### Dataset section

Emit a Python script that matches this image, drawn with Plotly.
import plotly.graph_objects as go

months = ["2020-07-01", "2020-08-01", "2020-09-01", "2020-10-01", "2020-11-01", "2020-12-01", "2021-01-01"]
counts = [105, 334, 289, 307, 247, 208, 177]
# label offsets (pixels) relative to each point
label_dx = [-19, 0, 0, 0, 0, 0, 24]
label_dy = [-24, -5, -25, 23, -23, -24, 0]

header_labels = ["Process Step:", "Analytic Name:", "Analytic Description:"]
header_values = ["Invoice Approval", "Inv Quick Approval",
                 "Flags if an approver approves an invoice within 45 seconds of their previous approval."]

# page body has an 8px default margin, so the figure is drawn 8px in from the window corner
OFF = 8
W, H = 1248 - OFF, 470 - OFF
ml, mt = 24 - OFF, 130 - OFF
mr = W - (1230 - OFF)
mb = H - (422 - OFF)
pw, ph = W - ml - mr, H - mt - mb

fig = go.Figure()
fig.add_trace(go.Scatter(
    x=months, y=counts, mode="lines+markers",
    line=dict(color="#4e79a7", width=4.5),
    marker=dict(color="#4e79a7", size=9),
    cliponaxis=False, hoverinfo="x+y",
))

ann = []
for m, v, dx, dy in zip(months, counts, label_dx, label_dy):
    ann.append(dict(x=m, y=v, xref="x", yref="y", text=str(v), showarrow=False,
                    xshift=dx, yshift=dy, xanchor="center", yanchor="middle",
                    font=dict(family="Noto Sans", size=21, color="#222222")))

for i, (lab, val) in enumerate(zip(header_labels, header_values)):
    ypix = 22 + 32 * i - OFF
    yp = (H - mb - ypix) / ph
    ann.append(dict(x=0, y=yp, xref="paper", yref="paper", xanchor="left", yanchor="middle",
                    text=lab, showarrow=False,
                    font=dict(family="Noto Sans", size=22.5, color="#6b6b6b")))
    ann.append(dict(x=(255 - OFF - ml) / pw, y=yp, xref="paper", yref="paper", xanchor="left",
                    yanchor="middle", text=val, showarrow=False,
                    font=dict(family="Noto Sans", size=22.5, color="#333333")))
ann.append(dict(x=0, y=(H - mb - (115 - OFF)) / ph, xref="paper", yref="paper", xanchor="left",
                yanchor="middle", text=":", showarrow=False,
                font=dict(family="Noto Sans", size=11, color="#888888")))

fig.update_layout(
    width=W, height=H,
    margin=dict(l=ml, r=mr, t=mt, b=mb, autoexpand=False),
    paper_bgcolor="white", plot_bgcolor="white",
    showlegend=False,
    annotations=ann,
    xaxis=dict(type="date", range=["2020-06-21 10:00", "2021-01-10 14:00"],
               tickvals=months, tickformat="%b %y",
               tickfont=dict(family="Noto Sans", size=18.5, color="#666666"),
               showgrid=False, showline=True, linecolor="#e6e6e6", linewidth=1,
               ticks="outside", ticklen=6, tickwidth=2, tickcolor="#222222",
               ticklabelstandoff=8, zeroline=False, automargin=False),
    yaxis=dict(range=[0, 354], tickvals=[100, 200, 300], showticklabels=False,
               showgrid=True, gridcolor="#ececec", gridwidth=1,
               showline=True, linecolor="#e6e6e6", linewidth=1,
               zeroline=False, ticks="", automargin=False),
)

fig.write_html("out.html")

### Work required
Return all the data above once more, precisely as given.

### Output
Emit a Python script that matches this image, drawn with Plotly.
import plotly.graph_objects as go

months = ["2020-07-01", "2020-08-01", "2020-09-01", "2020-10-01", "2020-11-01", "2020-12-01", "2021-01-01"]
counts = [105, 334, 289, 307, 247, 208, 177]
# label offsets (pixels) relative to each point
label_dx = [-19, 0, 0, 0, 0, 0, 24]
label_dy = [-24, -5, -25, 23, -23, -24, 0]

header_labels = ["Process Step:", "Analytic Name:", "Analytic Description:"]
header_values = ["Invoice Approval", "Inv Quick Approval",
                 "Flags if an approver approves an invoice within 45 seconds of their previous approval."]

# page body has an 8px default margin, so the figure is drawn 8px in from the window corner
OFF = 8
W, H = 1248 - OFF, 470 - OFF
ml, mt = 24 - OFF, 130 - OFF
mr = W - (1230 - OFF)
mb = H - (422 - OFF)
pw, ph = W - ml - mr, H - mt - mb

fig = go.Figure()
fig.add_trace(go.Scatter(
    x=months, y=counts, mode="lines+markers",
    line=dict(color="#4e79a7", width=4.5),
    marker=dict(color="#4e79a7", size=9),
    cliponaxis=False, hoverinfo="x+y",
))

ann = []
for m, v, dx, dy in zip(months, counts, label_dx, label_dy):
    ann.append(dict(x=m, y=v, xref="x", yref="y", text=str(v), showarrow=False,
                    xshift=dx, yshift=dy, xanchor="center", yanchor="middle",
                    font=dict(family="Noto Sans", size=21, color="#222222")))

for i, (lab, val) in enumerate(zip(header_labels, header_values)):
    ypix = 22 + 32 * i - OFF
    yp = (H - mb - ypix) / ph
    ann.append(dict(x=0, y=yp, xref="paper", yref="paper", xanchor="left", yanchor="middle",
                    text=lab, showarrow=False,
                    font=dict(family="Noto Sans", size=22.5, color="#6b6b6b")))
    ann.append(dict(x=(255 - OFF - ml) / pw, y=yp, xref="paper", yref="paper", xanchor="left",
                    yanchor="middle", text=val, showarrow=False,
                    font=dict(family="Noto Sans", size=22.5, color="#333333")))
ann.append(dict(x=0, y=(H - mb - (115 - OFF)) / ph, xref="paper", yref="paper", xanchor="left",
                yanchor="middle", text=":", showarrow=False,
                font=dict(family="Noto Sans", size=11, color="#888888")))

fig.update_layout(
    width=W, height=H,
    margin=dict(l=ml, r=mr, t=mt, b=mb, autoexpand=False),
    paper_bgcolor="white", plot_bgcolor="white",
    showlegend=False,
    annotations=ann,
    xaxis=dict(type="date", range=["2020-06-21 10:00", "2021-01-10 14:00"],
               tickvals=months, tickformat="%b %y",
               tickfont=dict(family="Noto Sans", size=18.5, color="#666666"),
               showgrid=False, showline=True, linecolor="#e6e6e6", linewidth=1,
               ticks="outside", ticklen=6, tickwidth=2, tickcolor="#222222",
               ticklabelstandoff=8, zeroline=False, automargin=False),
    yaxis=dict(range=[0, 354], tickvals=[100, 200, 300], showticklabels=False,
               showgrid=True, gridcolor="#ececec", gridwidth=1,
               showline=True, linecolor="#e6e6e6", linewidth=1,
               zeroline=False, ticks="", automargin=False),
)

fig.write_html("out.html")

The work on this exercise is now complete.